Trasa – opowiadanie o starszych artystach kabaretowych, do których zbliża się kostucha mimo ich występowania na scenie. Również tutaj mamy motywy przemijania i dawnej sławie jaką żyją nasi bohaterowie obserwowanymi oczyma młodszego kolego dołączającego do nich. Autor dobrze sobie radzi z przedstawieniem radości z występowania pomieszaną z obawami jakie mają. Historia niezwykła, nie pozbawiona refleksji, aluzyjności i trzymania się dawnych dobrych czasów przez postacie. Dlatego wciąga pozostawiając pewne pole do refleksji nad przemijającym czasem i chęcią powrotu do tego co było dawno temu.
Nafta – przedostatnie opowiadanie o decyzji jaka przyniosła śmiertelne żniwo. Tutaj tematyka śmierci jest pretekstem na ukazanie decyzji mogącej zaważyć na losach ludzkich. Podana przystępnie, dobrze napisana i czyta się szybko.
Korytarz – absurdalne opowiadanie o ludziach czekających w korytarzu szpitala na swoją kolej do lekarza. Przerysowane wydarzenia i ironiczne spojrzenie na warunki jakie tam panują prowadzi do historii ciekawej z jednej strony, ale też niejednoznacznej w swojej ocenie.

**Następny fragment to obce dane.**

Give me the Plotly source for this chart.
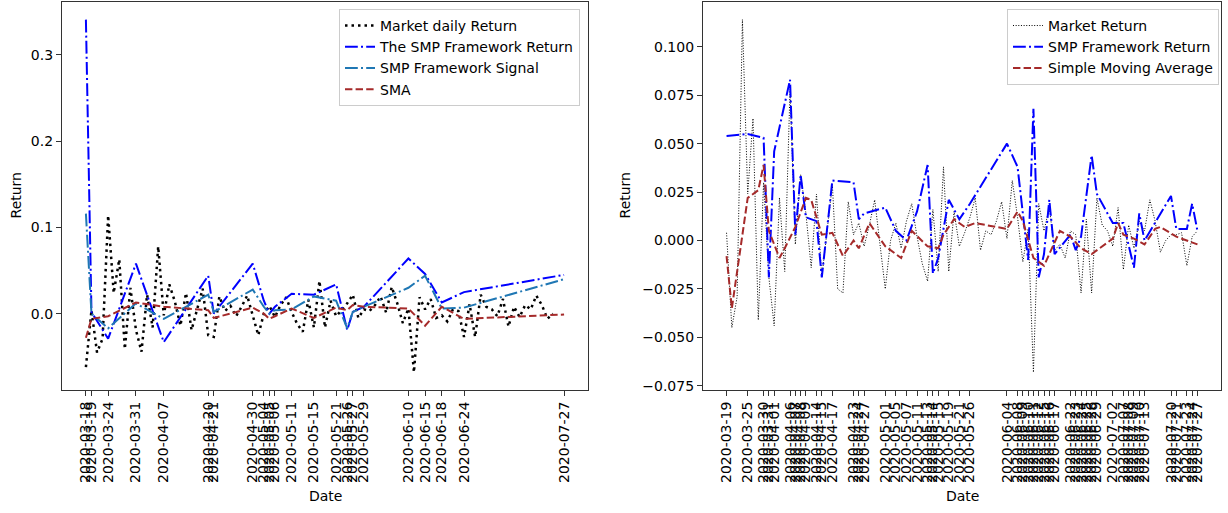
import plotly.graph_objects as go

YEAR = "2020-"

# ---------------- Market daily returns (same series on both panels) ----------------
market_daily = [
    ("03-18", -0.062), ("03-19", 0.004), ("03-20", -0.045), ("03-23", -0.029), ("03-24", 0.114),
    ("03-25", 0.024), ("03-26", 0.063), ("03-27", -0.041), ("03-30", 0.030), ("03-31", -0.019),
    ("04-01", -0.044), ("04-02", 0.022), ("04-03", -0.016), ("04-06", 0.078), ("04-07", -0.002),
    ("04-08", 0.034), ("04-09", 0.014), ("04-13", -0.014), ("04-14", 0.024), ("04-15", -0.019),
    ("04-16", 0.005), ("04-17", 0.029), ("04-20", -0.025), ("04-21", -0.027), ("04-22", 0.020),
    ("04-23", 0.003), ("04-24", 0.009), ("04-27", -0.003), ("04-28", 0.008), ("04-29", 0.021),
    ("04-30", -0.002), ("05-01", -0.025), ("05-04", 0.000), ("05-05", 0.009), ("05-06", -0.004),
    ("05-07", 0.010), ("05-08", 0.019), ("05-11", 0.002), ("05-12", -0.012), ("05-13", -0.021),
    ("05-14", 0.016), ("05-15", -0.016), ("05-18", 0.038), ("05-19", -0.016), ("05-20", 0.015),
    ("05-21", -0.003), ("05-22", 0.004), ("05-26", 0.012), ("05-27", 0.022), ("05-28", -0.005),
    ("05-29", 0.005), ("06-01", 0.003), ("06-02", 0.010), ("06-03", 0.020), ("06-04", 0.001),
    ("06-05", 0.031), ("06-08", 0.012), ("06-09", -0.011), ("06-10", 0.006), ("06-11", -0.068),
    ("06-12", 0.019), ("06-15", 0.005), ("06-16", 0.017), ("06-17", -0.005), ("06-18", -0.002),
    ("06-19", -0.009), ("06-22", 0.005), ("06-23", 0.003), ("06-24", -0.027), ("06-25", 0.011),
    ("06-26", -0.027), ("06-29", 0.022), ("06-30", 0.008), ("07-01", 0.005), ("07-02", -0.003),
    ("07-06", 0.017), ("07-07", -0.015), ("07-08", 0.008), ("07-09", -0.004), ("07-10", 0.010),
    ("07-13", 0.005), ("07-14", 0.021), ("07-15", 0.010), ("07-16", -0.006), ("07-17", 0.000),
    ("07-20", 0.003), ("07-21", 0.003), ("07-22", 0.004), ("07-23", -0.013), ("07-24", 0.002),
    ("07-27", 0.005),
]

# Left panel: rows of its table (trading days, x = row order), market shown up to 07-17
left_rows_window = ("03-18", "07-20")
left_extra_rows = ["07-27"]
left_market_window = ("03-18", "07-17")

left_signal_dates = ["03-18", "03-19", "03-24", "03-31", "04-07", "04-20", "04-21", "04-30",
                     "05-04", "05-05", "05-06", "05-11", "05-15", "05-21", "05-26", "05-27",
                     "05-29", "06-10", "06-15", "06-18", "06-24", "07-27"]
left_smp_return = [0.341, 0.002, -0.029, 0.058, -0.033, 0.044, 0.000, 0.058,
                   0.015, 0.000, 0.008, 0.023, 0.022, 0.034, -0.019, 0.002,
                   0.008, 0.064, 0.046, 0.013, 0.025, 0.045]
left_smp_signal = [0.116, 0.000, -0.017, 0.012, -0.006, 0.022, 0.002, 0.028,
                   0.008, 0.000, 0.004, 0.005, 0.020, 0.015, -0.017, 0.002,
                   0.008, 0.030, 0.044, 0.006, 0.007, 0.040]
left_sma = [-0.028, -0.006, -0.003, 0.013, 0.008, 0.004, -0.005, 0.007,
            0.000, -0.006, -0.003, 0.006, -0.005, 0.007, 0.004, 0.010,
            0.008, 0.006, -0.014, 0.008, -0.006, -0.001]

# Right panel
right_rows_window = ("03-19", "07-27")
right_smp = [
    ("03-19", 0.054), ("03-25", 0.055), ("03-30", 0.053), ("03-31", -0.019), ("04-01", 0.046),
    ("04-06", 0.083), ("04-07", 0.003), ("04-08", 0.034), ("04-09", 0.012), ("04-14", 0.010),
    ("04-15", -0.019), ("04-17", 0.031), ("04-23", 0.030), ("04-24", 0.011), ("04-27", 0.014),
    ("05-01", 0.017), ("05-05", 0.005), ("05-07", 0.000), ("05-11", 0.015), ("05-13", 0.039),
    ("05-14", -0.017), ("05-15", -0.009), ("05-19", 0.021), ("05-21", 0.011), ("05-26", 0.019),
    ("06-04", 0.050), ("06-08", 0.038), ("06-09", 0.014), ("06-10", -0.010), ("06-11", 0.068),
    ("06-12", -0.019), ("06-15", -0.007), ("06-16", 0.021), ("06-17", -0.007), ("06-22", 0.003),
    ("06-23", -0.005), ("06-24", 0.002), ("06-25", 0.023), ("06-26", 0.044), ("06-29", 0.024),
    ("07-02", 0.009), ("07-07", 0.009), ("07-08", -0.002), ("07-09", -0.014), ("07-10", 0.014),
    ("07-13", 0.000), ("07-20", 0.023), ("07-21", 0.006), ("07-23", 0.006), ("07-24", 0.019),
    ("07-27", 0.005),
]
right_sma = [
    ("03-19", -0.008), ("03-20", -0.035), ("03-25", 0.022), ("03-27", 0.026), ("03-30", 0.039),
    ("03-31", 0.005), ("04-01", -0.002), ("04-02", -0.009), ("04-03", -0.004), ("04-07", 0.007),
    ("04-09", 0.022), ("04-13", 0.021), ("04-15", 0.003), ("04-17", 0.004), ("04-21", -0.008),
    ("04-23", 0.000), ("04-24", -0.004), ("04-28", 0.009), ("05-01", -0.003), ("05-06", -0.009),
    ("05-08", 0.005), ("05-13", -0.003), ("05-15", -0.004), ("05-18", 0.003), ("05-20", 0.011),
    ("05-22", 0.007), ("05-27", 0.009), ("06-02", 0.007), ("06-04", 0.006), ("06-08", 0.015),
    ("06-09", 0.010), ("06-11", -0.009), ("06-15", -0.013), ("06-16", -0.007), ("06-18", 0.005),
    ("06-22", 0.002), ("06-24", -0.004), ("06-26", -0.007), ("06-30", -0.003), ("07-02", 0.001),
    ("07-06", 0.009), ("07-07", 0.003), ("07-09", 0.001), ("07-13", -0.002), ("07-15", 0.006),
    ("07-16", 0.007), ("07-21", 0.002), ("07-23", 0.000), ("07-27", -0.002),
]

# ---------------- helpers ----------------
def full(m):
    return YEAR + m

def in_win(m, win):
    return win[0] <= m <= win[1]

market_dates = [p[0] for p in market_daily]

left_rows = [full(m) for m in market_dates if in_win(m, left_rows_window)] + [full(m) for m in left_extra_rows]
right_rows = [full(m) for m in market_dates if in_win(m, right_rows_window)]

lm_x = [full(m) for m, v in market_daily if in_win(m, left_market_window)]
lm_y = [v for m, v in market_daily if in_win(m, left_market_window)]
rm_x = [full(m) for m, v in market_daily if in_win(m, right_rows_window)]
rm_y = [v for m, v in market_daily if in_win(m, right_rows_window)]
ls_x = [full(m) for m in left_signal_dates]
rs_x = [full(m) for m, v in right_smp]
rs_y = [v for m, v in right_smp]
ra_x = [full(m) for m, v in right_sma]
ra_y = [v for m, v in right_sma]

def cat_range(rows):
    n = len(rows) - 1
    return [-0.05 * n, n * 1.05]

def yrange_of(*ys):
    lo = min(min(y) for y in ys)
    hi = max(max(y) for y in ys)
    pad = (hi - lo) * 0.05
    return [lo - pad, hi + pad]

FONT = "DejaVu Sans"
BLUE = "#0000ff"
SIG = "#1f77b4"
SMA_C = "#a52a2a"

DOT_L = "2.5px,4px"
DASHDOT = "12.8px,3.2px,2px,3.2px"
DASH = "7.4px,3.2px"
DOT_R = "1px,1.65px"

fig = go.Figure()

fig.add_trace(go.Scatter(x=lm_x, y=lm_y, mode="lines", name="Market daily Return",
                         line=dict(color="black", width=2.5, dash=DOT_L),
                         xaxis="x", yaxis="y", legend="legend"))
fig.add_trace(go.Scatter(x=ls_x, y=left_smp_return, mode="lines", name="The SMP Framework Return",
                         line=dict(color=BLUE, width=2, dash=DASHDOT),
                         xaxis="x", yaxis="y", legend="legend"))
fig.add_trace(go.Scatter(x=ls_x, y=left_smp_signal, mode="lines", name="SMP Framework Signal",
                         line=dict(color=SIG, width=2, dash=DASHDOT),
                         xaxis="x", yaxis="y", legend="legend"))
fig.add_trace(go.Scatter(x=ls_x, y=left_sma, mode="lines", name="SMA",
                         line=dict(color=SMA_C, width=2, dash=DASH),
                         xaxis="x", yaxis="y", legend="legend"))

fig.add_trace(go.Scatter(x=rm_x, y=rm_y, mode="lines", name="Market Return",
                         line=dict(color="black", width=1, dash=DOT_R),
                         xaxis="x2", yaxis="y2", legend="legend2"))
fig.add_trace(go.Scatter(x=rs_x, y=rs_y, mode="lines", name="SMP Framework Return",
                         line=dict(color=BLUE, width=2, dash=DASHDOT),
                         xaxis="x2", yaxis="y2", legend="legend2"))
fig.add_trace(go.Scatter(x=ra_x, y=ra_y, mode="lines", name="Simple Moving Average",
                         line=dict(color=SMA_C, width=2, dash=DASH),
                         xaxis="x2", yaxis="y2", legend="legend2"))

W, H = 1228, 513
def px_x(p):
    return p / W
def px_y(p):
    return (H - p) / H

axis_common = dict(showline=True, linecolor="#333333", linewidth=1.2, mirror=True,
                   ticks="outside", ticklen=5, tickwidth=1, tickcolor="#333333",
                   showgrid=False, zeroline=False,
                   tickfont=dict(family=FONT, size=14, color="black"))

legend_common = dict(xanchor="right", yanchor="top",
                     bgcolor="rgba(255,255,255,0.85)", bordercolor="#cccccc", borderwidth=1,
                     font=dict(family=FONT, size=14, color="black"), itemwidth=30,
                     tracegroupgap=0)

fig.update_layout(
    width=W, height=H,
    margin=dict(l=0, r=0, t=0, b=0),
    paper_bgcolor="white", plot_bgcolor="white",
    font=dict(family=FONT, size=14, color="black"),
    xaxis=dict(domain=[px_x(62), px_x(588)], anchor="y", type="category",
               categoryorder="array", categoryarray=left_rows,
               range=cat_range(left_rows),
               tickmode="array", tickvals=ls_x, ticktext=ls_x, tickangle=-90,
               **axis_common),
    yaxis=dict(domain=[px_y(393), px_y(2)], anchor="x",
               range=yrange_of(lm_y, left_smp_return, left_smp_signal, left_sma),
               tickmode="array", tickvals=[0.0, 0.1, 0.2, 0.3], tickformat=".1f",
               **axis_common),
    xaxis2=dict(domain=[px_x(703), px_x(1221)], anchor="y2", type="category",
                categoryorder="array", categoryarray=right_rows,
                range=cat_range(right_rows),
                tickmode="array", tickvals=rs_x, ticktext=rs_x, tickangle=-90,
                **axis_common),
    yaxis2=dict(domain=[px_y(393), px_y(2)], anchor="x2",
                range=yrange_of(rm_y, rs_y, ra_y),
                tickmode="array",
                tickvals=[-0.075, -0.05, -0.025, 0.0, 0.025, 0.05, 0.075, 0.1],
                tickformat=".3f",
                **axis_common),
    legend=dict(x=px_x(580), y=px_y(9), **legend_common),
    legend2=dict(x=px_x(1219), y=px_y(9), **legend_common),
    showlegend=True,
)

annots = [
    dict(text="Return", x=px_x(16), y=px_y(197), textangle=-90),
    dict(text="Return", x=px_x(625), y=px_y(197), textangle=-90),
    dict(text="Date", x=px_x(325), y=px_y(500), textangle=0),
    dict(text="Date", x=px_x(962), y=px_y(500), textangle=0),
]
for a in annots:
    fig.add_annotation(xref="paper", yref="paper", showarrow=False,
                       xanchor="center", yanchor="middle",
                       font=dict(family=FONT, size=14, color="black"), **a)

fig.write_html("out.html", config={"displayModeBar": False},
               post_script="document.body.style.margin='0';document.body.style.padding='0';")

Książka Korytarz jest zbiorem siedmiu opowiadań jakie dostajemy koncentrujących się wokół tematyki przemijania, dawnej świetności bohaterów, już starszych, ale chcących przyciągnąć uwagę po raz ostatni. Autor porusza w nich tematykę pogrzebu, cmentarza i śmierci wokół jakich kręci się fabuła każdego z nich. Jednocześnie nie dostajemy smutnych opowieści, lecz żywe i nie pozbawione ironicznego spojrzenia na wszystko. Wprowadzając czarny humor, czasami przerysowania lub aluzyjne podteksty tworzy historie wciągające i nieraz niejednoznaczne w swojej ocenie. Absurdalne wydarzenia splatają się ze sobą tworząc historie interesujące i potrafiące nieraz bawić w czasie czytania mimo poruszanej tematyki. Na pewno jak to zwykle bywa są lepsze opowiadania jak Czarne oczy nie chcą spać, Miejsce, Książę Krokodyl, Retrospektywa i Trasa. Na drugim miejscu znajduje się Korytarz i Nafta, które może są dobre, lecz krótkie. Pomimo takiego mojego wyboru zbiór opowiadań jaki dostałem od nieznanego mi autora wypadł zadziwiająco bardzo dobrze. Nawet sam zaskoczyłem się, ze tak spodobały mi się. Sięgając nie spodziewałem się tego po nich, bo miałem swoje obawy i nie potrzebnie. Może jakieś drobne na siłę znalezione czasami niuanse znalazły się, lecz nie przeszkadzało mi cieszyć się z czytania. Korytarz to zbiór opowiadań niezwykłych, bo poruszający tematykę śmierci i wyborów bohaterów, którzy nawet w starszym wieku marzą o powrocie do dawnego okresu swojego życia. Wszystko jednak przemija z wiekiem pozostawiając w pamięci odczucia, obrazy i wspomnienia za dawnym życiem. Autor stworzył ciekawe i wciągające opowiadania, od których trudno oderwać się. Bohaterowie uwikłani w absurdalne zdarzenia, przerysowane sytuacje jak w pierwszym opowiadaniu, nie pozbawione aluzyjności w swojej wymowie starając się żyć jak dawniej. Jednak czas płynie i nieraz wszystko już wygląda inaczej. Książka Korytarz tak zaciekawiła mnie, że chętnie kiedyś sięgnę po inne powieści autora, który mnie zainteresował sobą za sprawa przeczytanej przez ze mnie zbiorem opowiadań przy jakim bawiłem się bardzo dobrze.